## EXERCISE REQUIREMENTS
Leave out the pictures and copy everything else below exactly.
□ □ □ □
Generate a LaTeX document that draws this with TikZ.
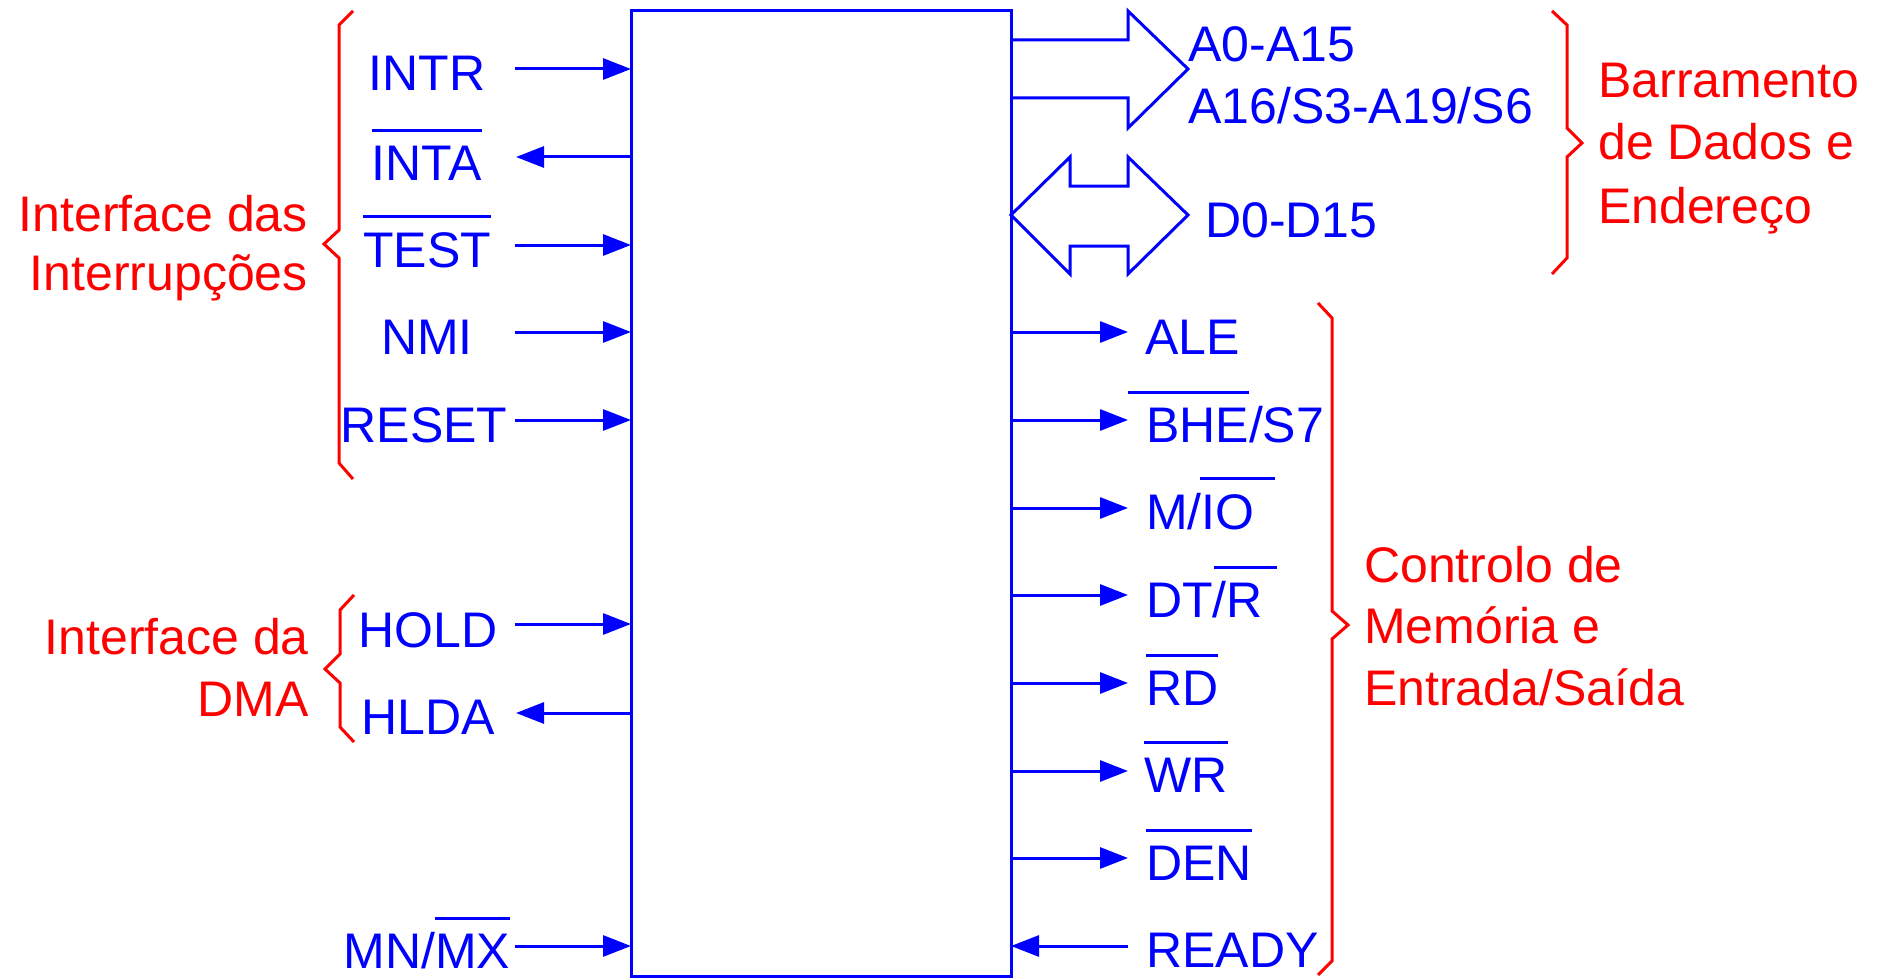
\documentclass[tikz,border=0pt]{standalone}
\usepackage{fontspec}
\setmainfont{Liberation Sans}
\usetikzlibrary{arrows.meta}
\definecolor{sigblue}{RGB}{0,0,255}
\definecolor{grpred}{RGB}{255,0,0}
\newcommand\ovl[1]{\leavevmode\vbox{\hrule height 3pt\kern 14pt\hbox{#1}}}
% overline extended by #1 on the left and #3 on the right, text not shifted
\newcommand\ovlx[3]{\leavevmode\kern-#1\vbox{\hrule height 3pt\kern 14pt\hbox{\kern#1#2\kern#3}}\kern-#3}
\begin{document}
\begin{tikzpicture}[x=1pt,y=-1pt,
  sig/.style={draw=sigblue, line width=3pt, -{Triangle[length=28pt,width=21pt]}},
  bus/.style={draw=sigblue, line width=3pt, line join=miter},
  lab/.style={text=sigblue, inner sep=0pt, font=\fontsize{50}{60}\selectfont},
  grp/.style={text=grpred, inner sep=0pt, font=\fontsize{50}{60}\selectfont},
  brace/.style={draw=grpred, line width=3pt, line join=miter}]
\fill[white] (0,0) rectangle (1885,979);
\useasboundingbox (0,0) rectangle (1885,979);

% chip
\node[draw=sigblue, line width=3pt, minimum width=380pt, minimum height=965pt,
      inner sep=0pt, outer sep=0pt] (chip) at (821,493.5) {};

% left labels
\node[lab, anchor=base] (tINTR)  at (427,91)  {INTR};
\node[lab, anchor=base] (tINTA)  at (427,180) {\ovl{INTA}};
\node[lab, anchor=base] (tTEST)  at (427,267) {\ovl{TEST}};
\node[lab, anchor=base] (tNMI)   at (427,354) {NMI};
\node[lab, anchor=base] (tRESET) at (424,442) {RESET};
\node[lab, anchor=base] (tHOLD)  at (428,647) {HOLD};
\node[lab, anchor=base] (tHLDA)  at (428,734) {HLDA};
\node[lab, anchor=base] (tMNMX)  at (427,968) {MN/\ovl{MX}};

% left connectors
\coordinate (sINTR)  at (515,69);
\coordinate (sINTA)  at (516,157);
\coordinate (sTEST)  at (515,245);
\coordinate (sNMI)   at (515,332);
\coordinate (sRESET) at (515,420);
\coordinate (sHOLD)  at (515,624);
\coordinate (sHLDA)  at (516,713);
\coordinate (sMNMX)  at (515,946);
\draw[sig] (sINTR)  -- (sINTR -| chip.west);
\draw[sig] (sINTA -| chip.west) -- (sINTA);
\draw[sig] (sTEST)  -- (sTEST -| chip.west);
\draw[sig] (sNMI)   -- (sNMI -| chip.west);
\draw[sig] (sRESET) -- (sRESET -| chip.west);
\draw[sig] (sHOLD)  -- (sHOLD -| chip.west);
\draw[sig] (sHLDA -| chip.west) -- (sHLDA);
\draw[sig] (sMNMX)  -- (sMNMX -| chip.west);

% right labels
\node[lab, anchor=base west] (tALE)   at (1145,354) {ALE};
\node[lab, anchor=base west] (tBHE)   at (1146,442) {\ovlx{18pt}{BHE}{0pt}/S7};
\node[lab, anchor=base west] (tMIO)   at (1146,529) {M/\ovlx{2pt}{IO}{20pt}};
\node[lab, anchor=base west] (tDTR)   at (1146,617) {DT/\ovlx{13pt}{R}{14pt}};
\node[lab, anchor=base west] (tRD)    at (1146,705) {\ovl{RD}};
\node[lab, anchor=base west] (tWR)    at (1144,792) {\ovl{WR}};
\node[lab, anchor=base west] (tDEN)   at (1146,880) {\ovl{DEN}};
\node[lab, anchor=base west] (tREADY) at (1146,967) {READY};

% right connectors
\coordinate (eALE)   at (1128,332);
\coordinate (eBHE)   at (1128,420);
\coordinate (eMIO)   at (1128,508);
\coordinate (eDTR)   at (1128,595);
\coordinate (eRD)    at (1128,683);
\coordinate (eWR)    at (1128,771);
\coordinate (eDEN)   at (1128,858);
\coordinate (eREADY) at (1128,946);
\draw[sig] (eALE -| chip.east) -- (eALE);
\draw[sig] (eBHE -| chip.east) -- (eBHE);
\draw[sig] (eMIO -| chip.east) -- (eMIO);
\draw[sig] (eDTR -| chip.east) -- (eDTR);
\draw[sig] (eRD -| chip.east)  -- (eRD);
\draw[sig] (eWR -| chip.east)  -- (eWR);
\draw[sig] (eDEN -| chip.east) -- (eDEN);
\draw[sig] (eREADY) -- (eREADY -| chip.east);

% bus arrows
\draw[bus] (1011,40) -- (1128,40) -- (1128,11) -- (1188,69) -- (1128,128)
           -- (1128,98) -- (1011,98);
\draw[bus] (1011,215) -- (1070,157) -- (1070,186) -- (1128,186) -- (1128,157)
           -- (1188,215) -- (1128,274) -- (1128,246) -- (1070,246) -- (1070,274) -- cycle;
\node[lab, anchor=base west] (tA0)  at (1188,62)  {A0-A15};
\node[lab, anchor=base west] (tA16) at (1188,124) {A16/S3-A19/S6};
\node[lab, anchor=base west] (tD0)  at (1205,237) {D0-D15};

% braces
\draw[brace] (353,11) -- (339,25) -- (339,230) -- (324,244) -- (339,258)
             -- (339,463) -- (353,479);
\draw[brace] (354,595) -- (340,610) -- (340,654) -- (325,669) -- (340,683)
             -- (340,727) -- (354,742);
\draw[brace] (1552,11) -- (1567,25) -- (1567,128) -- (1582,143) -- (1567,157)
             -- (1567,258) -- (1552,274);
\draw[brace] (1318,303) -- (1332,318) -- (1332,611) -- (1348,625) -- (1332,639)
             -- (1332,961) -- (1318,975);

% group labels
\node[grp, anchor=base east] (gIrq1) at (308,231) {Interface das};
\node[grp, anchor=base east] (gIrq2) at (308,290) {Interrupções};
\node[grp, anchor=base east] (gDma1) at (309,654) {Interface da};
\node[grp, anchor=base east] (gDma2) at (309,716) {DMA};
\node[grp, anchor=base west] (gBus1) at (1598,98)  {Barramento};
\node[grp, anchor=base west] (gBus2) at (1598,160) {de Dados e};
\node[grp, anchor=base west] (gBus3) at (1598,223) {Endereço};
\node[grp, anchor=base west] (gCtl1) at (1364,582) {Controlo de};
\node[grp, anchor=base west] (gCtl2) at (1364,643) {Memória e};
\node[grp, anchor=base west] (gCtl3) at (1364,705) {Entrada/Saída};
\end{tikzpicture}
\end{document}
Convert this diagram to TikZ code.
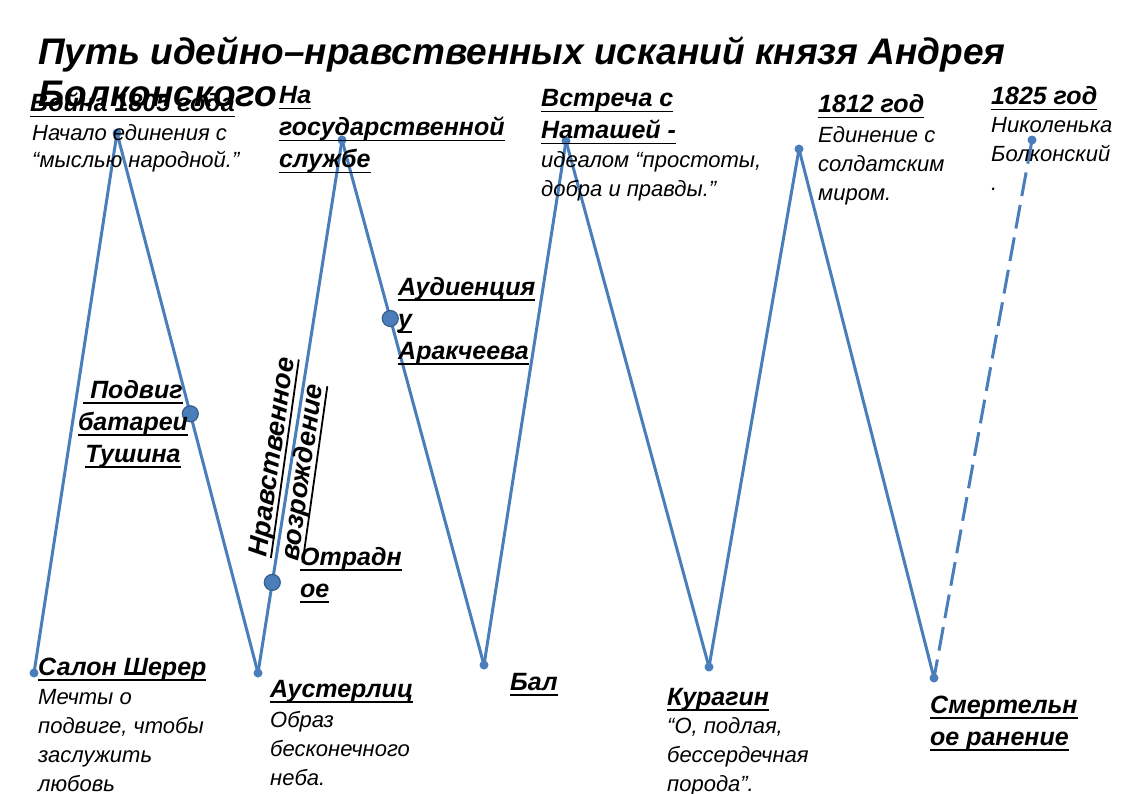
□ □ □ □
## EXERCISE SOLUTION
Generate a LaTeX document that draws this with TikZ.
\documentclass[tikz,border=0pt]{standalone}
\usepackage{fontspec}
\setmainfont{Liberation Sans}
\usetikzlibrary{arrows.meta}
\definecolor{sigblue}{RGB}{0,0,255}
\definecolor{grpred}{RGB}{255,0,0}
\newcommand\ovl[1]{\leavevmode\vbox{\hrule height 3pt\kern 14pt\hbox{#1}}}
% overline extended by #1 on the left and #3 on the right, text not shifted
\newcommand\ovlx[3]{\leavevmode\kern-#1\vbox{\hrule height 3pt\kern 14pt\hbox{\kern#1#2\kern#3}}\kern-#3}
\begin{document}
\begin{tikzpicture}[x=1pt,y=-1pt,
  sig/.style={draw=sigblue, line width=3pt, -{Triangle[length=28pt,width=21pt]}},
  bus/.style={draw=sigblue, line width=3pt, line join=miter},
  lab/.style={text=sigblue, inner sep=0pt, font=\fontsize{50}{60}\selectfont},
  grp/.style={text=grpred, inner sep=0pt, font=\fontsize{50}{60}\selectfont},
  brace/.style={draw=grpred, line width=3pt, line join=miter}]
\fill[white] (0,0) rectangle (1885,979);
\useasboundingbox (0,0) rectangle (1885,979);

% chip
\node[draw=sigblue, line width=3pt, minimum width=380pt, minimum height=965pt,
      inner sep=0pt, outer sep=0pt] (chip) at (821,493.5) {};

% left labels
\node[lab, anchor=base] (tINTR)  at (427,91)  {INTR};
\node[lab, anchor=base] (tINTA)  at (427,180) {\ovl{INTA}};
\node[lab, anchor=base] (tTEST)  at (427,267) {\ovl{TEST}};
\node[lab, anchor=base] (tNMI)   at (427,354) {NMI};
\node[lab, anchor=base] (tRESET) at (424,442) {RESET};
\node[lab, anchor=base] (tHOLD)  at (428,647) {HOLD};
\node[lab, anchor=base] (tHLDA)  at (428,734) {HLDA};
\node[lab, anchor=base] (tMNMX)  at (427,968) {MN/\ovl{MX}};

% left connectors
\coordinate (sINTR)  at (515,69);
\coordinate (sINTA)  at (516,157);
\coordinate (sTEST)  at (515,245);
\coordinate (sNMI)   at (515,332);
\coordinate (sRESET) at (515,420);
\coordinate (sHOLD)  at (515,624);
\coordinate (sHLDA)  at (516,713);
\coordinate (sMNMX)  at (515,946);
\draw[sig] (sINTR)  -- (sINTR -| chip.west);
\draw[sig] (sINTA -| chip.west) -- (sINTA);
\draw[sig] (sTEST)  -- (sTEST -| chip.west);
\draw[sig] (sNMI)   -- (sNMI -| chip.west);
\draw[sig] (sRESET) -- (sRESET -| chip.west);
\draw[sig] (sHOLD)  -- (sHOLD -| chip.west);
\draw[sig] (sHLDA -| chip.west) -- (sHLDA);
\draw[sig] (sMNMX)  -- (sMNMX -| chip.west);

% right labels
\node[lab, anchor=base west] (tALE)   at (1145,354) {ALE};
\node[lab, anchor=base west] (tBHE)   at (1146,442) {\ovlx{18pt}{BHE}{0pt}/S7};
\node[lab, anchor=base west] (tMIO)   at (1146,529) {M/\ovlx{2pt}{IO}{20pt}};
\node[lab, anchor=base west] (tDTR)   at (1146,617) {DT/\ovlx{13pt}{R}{14pt}};
\node[lab, anchor=base west] (tRD)    at (1146,705) {\ovl{RD}};
\node[lab, anchor=base west] (tWR)    at (1144,792) {\ovl{WR}};
\node[lab, anchor=base west] (tDEN)   at (1146,880) {\ovl{DEN}};
\node[lab, anchor=base west] (tREADY) at (1146,967) {READY};

% right connectors
\coordinate (eALE)   at (1128,332);
\coordinate (eBHE)   at (1128,420);
\coordinate (eMIO)   at (1128,508);
\coordinate (eDTR)   at (1128,595);
\coordinate (eRD)    at (1128,683);
\coordinate (eWR)    at (1128,771);
\coordinate (eDEN)   at (1128,858);
\coordinate (eREADY) at (1128,946);
\draw[sig] (eALE -| chip.east) -- (eALE);
\draw[sig] (eBHE -| chip.east) -- (eBHE);
\draw[sig] (eMIO -| chip.east) -- (eMIO);
\draw[sig] (eDTR -| chip.east) -- (eDTR);
\draw[sig] (eRD -| chip.east)  -- (eRD);
\draw[sig] (eWR -| chip.east)  -- (eWR);
\draw[sig] (eDEN -| chip.east) -- (eDEN);
\draw[sig] (eREADY) -- (eREADY -| chip.east);

% bus arrows
\draw[bus] (1011,40) -- (1128,40) -- (1128,11) -- (1188,69) -- (1128,128)
           -- (1128,98) -- (1011,98);
\draw[bus] (1011,215) -- (1070,157) -- (1070,186) -- (1128,186) -- (1128,157)
           -- (1188,215) -- (1128,274) -- (1128,246) -- (1070,246) -- (1070,274) -- cycle;
\node[lab, anchor=base west] (tA0)  at (1188,62)  {A0-A15};
\node[lab, anchor=base west] (tA16) at (1188,124) {A16/S3-A19/S6};
\node[lab, anchor=base west] (tD0)  at (1205,237) {D0-D15};

% braces
\draw[brace] (353,11) -- (339,25) -- (339,230) -- (324,244) -- (339,258)
             -- (339,463) -- (353,479);
\draw[brace] (354,595) -- (340,610) -- (340,654) -- (325,669) -- (340,683)
             -- (340,727) -- (354,742);
\draw[brace] (1552,11) -- (1567,25) -- (1567,128) -- (1582,143) -- (1567,157)
             -- (1567,258) -- (1552,274);
\draw[brace] (1318,303) -- (1332,318) -- (1332,611) -- (1348,625) -- (1332,639)
             -- (1332,961) -- (1318,975);

% group labels
\node[grp, anchor=base east] (gIrq1) at (308,231) {Interface das};
\node[grp, anchor=base east] (gIrq2) at (308,290) {Interrupções};
\node[grp, anchor=base east] (gDma1) at (309,654) {Interface da};
\node[grp, anchor=base east] (gDma2) at (309,716) {DMA};
\node[grp, anchor=base west] (gBus1) at (1598,98)  {Barramento};
\node[grp, anchor=base west] (gBus2) at (1598,160) {de Dados e};
\node[grp, anchor=base west] (gBus3) at (1598,223) {Endereço};
\node[grp, anchor=base west] (gCtl1) at (1364,582) {Controlo de};
\node[grp, anchor=base west] (gCtl2) at (1364,643) {Memória e};
\node[grp, anchor=base west] (gCtl3) at (1364,705) {Entrada/Saída};
\end{tikzpicture}
\end{document}
Convert this diagram to TikZ code.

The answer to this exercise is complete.